Alfredo tuvo siempre una relación muy especial y muy intensa con la poesía y con la palabra. No es sólo uno de los más exigentes y rigurosos pintores argentinos sino que también, como pueden comprobar precisamente estos textos, es un hombre de una lucidez no sólo en cuanto a la teoría, no sólo como intelectual (porque es uno de los grandes intelectuales argentinos), sino que es un gran escritor, un hombre capaz de manejarse con la palabra en los límites de la exigencia más radical y de esa carencia de solemnidad y grandilocuencia que él aplicó también a su pintura, cuando no a su propia persona, y de planteárselo con una honestidad que a veces puede llegar a ser hiriente, hiriente para él porque no se permitía ninguna facilidad en absoluto, e hiriente para nosotros los que lo seguimos leyendo, porque son verdades de a puño las que dice, y verdades muy fuertes y verdades dolorosas.
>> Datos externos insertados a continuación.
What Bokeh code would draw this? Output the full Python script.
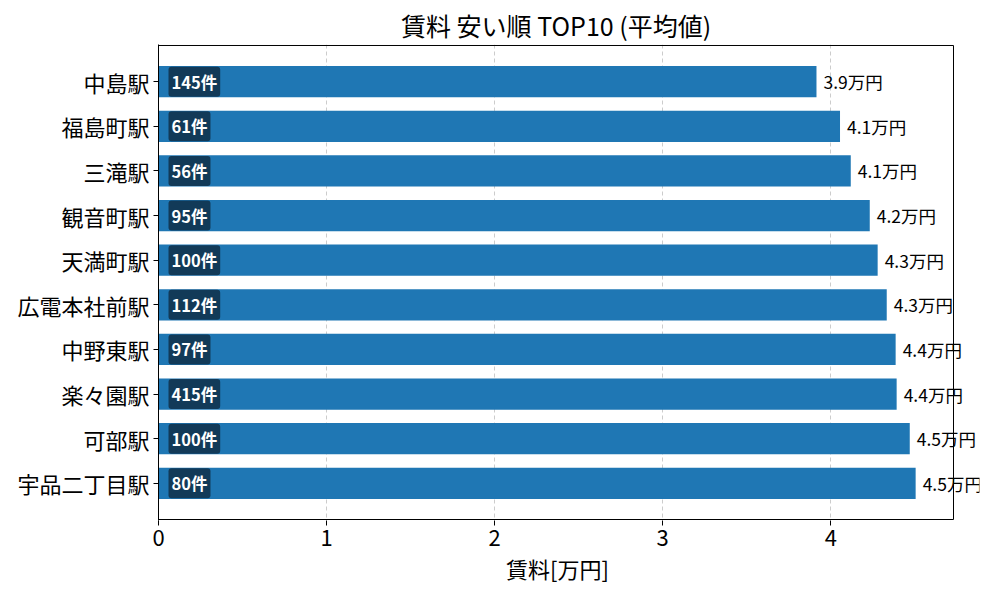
from bokeh.plotting import figure
from bokeh.models import Range1d, FixedTicker, ColumnDataSource, LabelSet, BoxAnnotation, Title
from bokeh.core.properties import value
from bokeh.embed import file_html
from bokeh.resources import INLINE

stations = ["中島駅", "福島町駅", "三滝駅", "観音町駅", "天満町駅",
            "広電本社前駅", "中野東駅", "楽々園駅", "可部駅", "宇品二丁目駅"]
rents = [3.915, 4.055, 4.119, 4.232, 4.279, 4.333, 4.386, 4.392, 4.470, 4.505]
counts = [145, 61, 56, 95, 100, 112, 97, 415, 100, 80]
x_ticks = [0, 1, 2, 3, 4]

FONT = "Noto Sans CJK JP"
idx = list(range(len(stations)))
src = ColumnDataSource(dict(
    y=idx, rent=rents,
    rent_label=[f"{r:.1f}万円" for r in rents],
    count_label=[f"{c}件" for c in counts],
    zero=[0] * len(idx),
))

# axes box (matplotlib-like) sizes, in pixels
LEFT, TOP, BOX_W, BOX_H = 158, 44, 795, 477
W, H = 984, 584
RIGHT_BORDER = 5
frame_w = W - LEFT - RIGHT_BORDER
xmax = max(rents) * 1.05
x_end = xmax * frame_w / BOX_W
y_lo, y_hi = -0.81, 9.81
upx = (y_hi - y_lo) / BOX_H
frame_h = BOX_H + 2
p = figure(width=W, height=H, output_backend="svg", toolbar_location=None,
           x_range=Range1d(0, x_end),
           y_range=Range1d(y_hi + upx, y_lo - upx),
           title="賃料 安い順 TOP10 (平均値)")
p.min_border_left = LEFT
p.min_border_right = RIGHT_BORDER
p.min_border_top = TOP
p.min_border_bottom = H - TOP - frame_h

p.title.text_font = FONT
p.title.text_font_size = "25px"
p.title.text_font_style = "normal"
p.title.text_color = "black"
p.title.align = "left"
p.title.offset = BOX_W / 2 - 155
p.title.standoff = 4

p.outline_line_color = None
p.background_fill_color = "white"

# grid
p.ygrid.grid_line_color = None
p.xgrid.grid_line_color = "#cccccc"
p.xgrid.grid_line_dash = "4 3"
p.xgrid.grid_line_width = 1
p.xgrid.ticker = FixedTicker(ticks=x_ticks)

p.hbar(y="y", left=0, right="rent", height=0.7, source=src,
       fill_color="#1f77b4", line_color=None)

p.add_layout(BoxAnnotation(left=0, right=xmax, top=y_lo, bottom=y_hi,
                           fill_color=None, fill_alpha=0,
                           line_color="black", line_alpha=1.0, line_width=1))

p.add_layout(LabelSet(x="rent", y="y", text="rent_label", source=src, x_offset=7,
                      text_font=value(FONT), text_font_size="17.5px",
                      text_baseline="middle", text_align="left",
                      text_color="black"))

p.text(x="zero", y="y", text="count_label", source=src, x_offset=10,
       text_font=value(FONT), text_font_size="16.5px", text_font_style="bold",
       text_baseline="middle", text_align="left", text_color="white",
       background_fill_color="#123a58", background_fill_alpha=1.0,
       border_radius=3, padding=3)

# x axis
p.xaxis.ticker = FixedTicker(ticks=x_ticks)
p.xaxis.major_label_text_font = FONT
p.xaxis.major_label_text_font_size = "22px"
p.xaxis.major_label_standoff = 4
p.xaxis.major_tick_out = 5
p.xaxis.major_tick_in = 0
p.xaxis.minor_tick_line_color = None
p.xaxis.axis_line_color = None
p.xaxis.major_tick_line_color = "black"
p.xaxis.major_label_text_color = "black"

# x axis label, centred under the axes box
p.add_layout(Title(text="賃料[万円]", text_font=FONT, text_font_size="22px",
                   text_font_style="normal", text_color="black",
                   align="left", offset=BOX_W / 2 - 50, standoff=2), "below")

# y axis
p.yaxis.ticker = FixedTicker(ticks=idx)
p.yaxis.major_label_overrides = {i: s for i, s in zip(idx, stations)}
p.yaxis.major_label_text_font = FONT
p.yaxis.major_label_text_font_size = "22px"
p.yaxis.major_label_standoff = 4
p.yaxis.major_tick_out = 5
p.yaxis.major_tick_in = 0
p.yaxis.minor_tick_line_color = None
p.yaxis.axis_line_color = "black"
p.yaxis.major_label_text_color = "black"

open("out.html", "w").write(file_html(p, INLINE))
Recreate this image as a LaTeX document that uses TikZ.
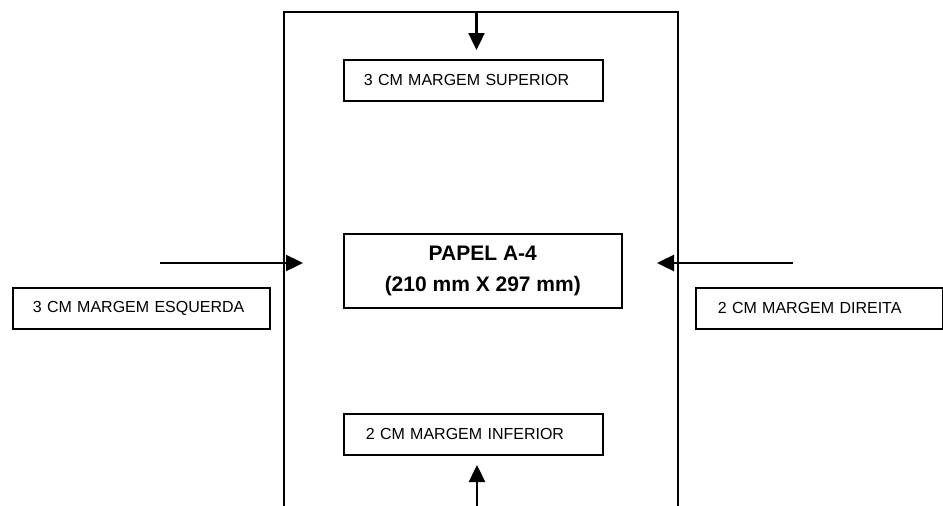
\documentclass[tikz,border=0pt]{standalone}
\usepackage{fontspec}
\setmainfont{Liberation Sans}
\usetikzlibrary{arrows.meta}
\begin{document}
\begin{tikzpicture}[x=1pt,y=-1pt,
  lbl/.style={draw, line width=1.6pt, anchor=north west, align=left, inner xsep=20pt, inner ysep=0pt, minimum height=41pt, font=\fontsize{16}{19}\selectfont},
  mainbox/.style={draw, line width=1.6pt, anchor=north west, align=center, inner sep=0pt, minimum width=278pt, minimum height=74pt, font=\fontsize{21}{31}\selectfont\bfseries},
  arr/.style={line width=2.4pt, -{Triangle[length=17pt,width=16pt]}},
  pageline/.style={line width=1.6pt}]
\useasboundingbox (0,0) rectangle (943,506);
% page outline (open at the bottom)
\coordinate (pbl) at (284,506);
\coordinate (ptl) at (284,12);
\coordinate (ptr) at (678,12);
\coordinate (pbr) at (678,506);
\draw[pageline] (pbl) -- (ptl) -- (ptr) -- (pbr);
% boxes
\node[lbl, text width=219pt] (sup) at (343,59) {3 CM MARGEM SUPERIOR};
\node[lbl, text width=217pt] (esq) at (12,287) {3 CM MARGEM ESQUERDA};
\node[lbl, text width=203pt, inner xsep=22pt] (dir) at (695,287) {2 CM MARGEM DIREITA};
\node[lbl, text width=215pt, inner xsep=22pt] (inf) at (343,413) {2 CM MARGEM INFERIOR};
\node[mainbox] (papel) at (343,233) {PAPEL A-4\\(210 mm X 297 mm)};
% arrows
\coordinate (ta) at (476.5,12);
\coordinate (tb) at (476.5,50);
\coordinate (la) at (160,263);
\coordinate (lb) at (303,263);
\coordinate (ra) at (793,263);
\coordinate (rb) at (657,263);
\coordinate (ba) at (477,506);
\coordinate (bb) at (477,465);
\draw[arr] (ta) -- (tb);
\draw[arr] (la) -- (lb);
\draw[arr] (ra) -- (rb);
\draw[arr] (ba) -- (bb);
\end{tikzpicture}
\end{document}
Por supuesto que no son las verdades de ninguna ortodoxia, no son verdades únicas, son más bien preguntas que él se va planteando, permanentemente, con una integridad no sólo intelectual sino también humana, tan deslumbrante como demoledora, y tan conmovedora como precisa: “Respondiendo a preguntas que nunca me fueron formuladas, encontré el pretexto para estas entrevistas fantasmales”
Con Alfredo compartimos momentos especiales, inolvidables, que fueron muy importantes, indelebles para mí. En el mismo año 1957 en que, junto con Francisco Urondo, otro miembro de la revista, lo invitamos a aquella memorable Primera reunión de arte contemporáneo organizada en Santa Fe para la Universidad Nacional del Litoral, que se iba a convertir de algún modo en la cumbre del arte argentino de vanguardia, se le pide también que envíe una colaboración para Poesía Buenos Aires, que fue su ensayo “Arte y poesía”. Y ya un año antes de que él, según nos informa posteriormente, decidiera abandonar “la ortodoxia concreta”, Hlito toma en ese texto una serie de distancias, primero consigo mismo y luego también con sus compañeros. Distancias de la inteligencia, y distancias de la ética.
Pocos años después, comenzó a orientar en la editorial Nueva Visión, que recién comenzaba, su excelente colección Arte y Estética, que Alfredo dirigía con Francisco Bullrich y donde me hizo el honor de encomendarme una de las primeras traducciones de esa serie, un libro de Gillo Dorfles: Constantes técnicas de las artes. Al poco tiempo, en 1961, algunos miembros de Poesía Buenos Aires, inspirados probablemente por Bayley, creamos algo así como una cooperativa de edición, el Fondo de Escritores Asociados, que contó siempre con el generoso y despojado diseño gráfico de Alfredo, quien vigiló personalmente cada título en la imprenta Lumen. Fueron terminados por él con una sobrecubierta en papel transparente, mediante un doblez muy especial, para el cual no admitía modificaciones y con lo que literalmente enloquecía a los de la imprenta. Y no sólo eso: casi como excepción, porque no conozco otro caso similar, me hizo el honor de ilustrar mi libro Entre dientes (1963), siendo yo entonces muy joven.